The Holy Father intended that the Council transmit the truth of the Catholic faith unstained, and, with renewed enthusiasm and pastoral concern, make that truth come alive for the modern world. In order to truly capture and live Vatican II, we must all read with the eyes of faith the 16 documents the Council published.
Finally, we must ask: what are we to do fifty years later, as we mark this milestone anniversary of the calling of Vatican II – 25 January 1959? In paragraph 72 of his encyclical Ad Petri Cathedram, under the heading “Religious Controversy,” Pope John XXIII points to the significance of “the common saying, expressed in various ways and attributed to various authors, [which] must be recalled with approval: in essentials, unity; in doubtful matters, liberty; in all things, charity.” Regarding things essential, it is vital that we remain unified in the Truth revealed by God, in the unchanging doctrines and laws of the Church, for in these are found the path to fulfillment and holiness.

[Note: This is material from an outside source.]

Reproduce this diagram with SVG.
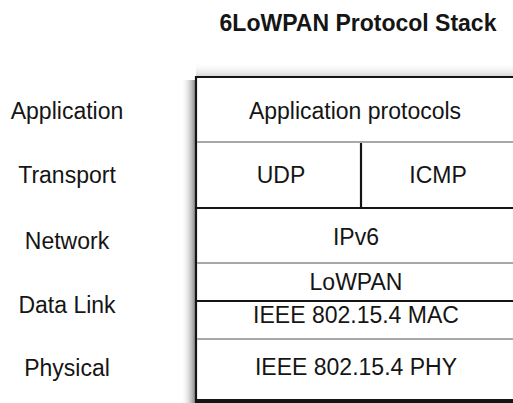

In all things non-essential, such as devotions, and choosing among legitimate liturgical options, the health of the Body of Christ depends on all her members being allowed the freedom to embrace approved possibilities. Above all, charity must reign! No good can come from disdaining the way others pray or the experiences of previous generations of Catholics, or demonizing others for their heartfelt fidelity to the Church. By lovingly embracing the Truth, and working to spread the Gospel of Jesus Christ, we will bring to fruition the vision of Vatican II.